■ **DATA PROVIDED**:

=====

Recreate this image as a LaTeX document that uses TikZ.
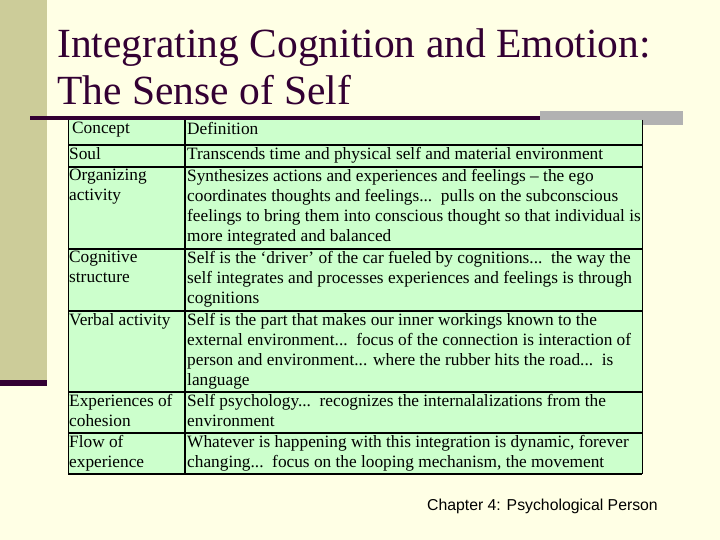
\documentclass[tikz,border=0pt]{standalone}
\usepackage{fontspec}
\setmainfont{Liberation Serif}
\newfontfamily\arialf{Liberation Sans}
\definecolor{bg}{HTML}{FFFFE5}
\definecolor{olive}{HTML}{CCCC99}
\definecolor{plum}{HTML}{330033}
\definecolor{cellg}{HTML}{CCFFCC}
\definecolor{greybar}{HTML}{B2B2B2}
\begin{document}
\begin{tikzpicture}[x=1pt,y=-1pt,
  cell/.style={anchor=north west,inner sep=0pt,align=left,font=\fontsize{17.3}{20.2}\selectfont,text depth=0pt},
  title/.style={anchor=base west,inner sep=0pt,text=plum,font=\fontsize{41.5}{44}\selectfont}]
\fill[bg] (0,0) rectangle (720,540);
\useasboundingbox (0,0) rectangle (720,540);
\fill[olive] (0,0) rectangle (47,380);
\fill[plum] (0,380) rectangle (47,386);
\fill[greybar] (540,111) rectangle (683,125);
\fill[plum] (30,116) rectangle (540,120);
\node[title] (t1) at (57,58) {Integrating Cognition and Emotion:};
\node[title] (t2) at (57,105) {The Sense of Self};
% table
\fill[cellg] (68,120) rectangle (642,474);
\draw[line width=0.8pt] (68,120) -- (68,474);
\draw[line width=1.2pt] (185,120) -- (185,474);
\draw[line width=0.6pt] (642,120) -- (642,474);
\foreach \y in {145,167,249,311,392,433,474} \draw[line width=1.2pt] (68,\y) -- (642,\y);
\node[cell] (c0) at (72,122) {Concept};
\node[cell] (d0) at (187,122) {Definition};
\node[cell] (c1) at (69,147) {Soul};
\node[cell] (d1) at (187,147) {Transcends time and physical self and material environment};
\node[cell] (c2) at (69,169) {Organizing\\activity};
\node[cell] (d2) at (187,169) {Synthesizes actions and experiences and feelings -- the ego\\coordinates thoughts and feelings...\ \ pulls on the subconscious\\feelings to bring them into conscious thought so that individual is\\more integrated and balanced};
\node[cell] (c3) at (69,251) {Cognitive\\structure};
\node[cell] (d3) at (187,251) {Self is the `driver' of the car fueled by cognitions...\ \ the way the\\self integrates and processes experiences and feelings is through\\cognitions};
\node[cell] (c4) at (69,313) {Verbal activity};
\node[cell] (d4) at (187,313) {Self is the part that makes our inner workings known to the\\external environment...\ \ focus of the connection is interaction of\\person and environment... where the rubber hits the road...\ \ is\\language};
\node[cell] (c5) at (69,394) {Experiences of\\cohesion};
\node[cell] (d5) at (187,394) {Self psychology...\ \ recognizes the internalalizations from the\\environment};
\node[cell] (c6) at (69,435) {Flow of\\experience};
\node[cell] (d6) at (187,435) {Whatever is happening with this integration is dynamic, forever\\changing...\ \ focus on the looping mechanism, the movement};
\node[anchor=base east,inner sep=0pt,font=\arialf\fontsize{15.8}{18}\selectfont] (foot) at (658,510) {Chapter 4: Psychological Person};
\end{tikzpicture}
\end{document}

=====

■ **EXERCISE DIRECTIONS**: Pull out every line above that holds the word "this".

■ **OUTPUT**:
Recreate this image as a LaTeX document that uses TikZ.
\node[cell] (d6) at (187,435) {Whatever is happening with this integration is dynamic, forever\\changing...\ \ focus on the looping mechanism, the movement};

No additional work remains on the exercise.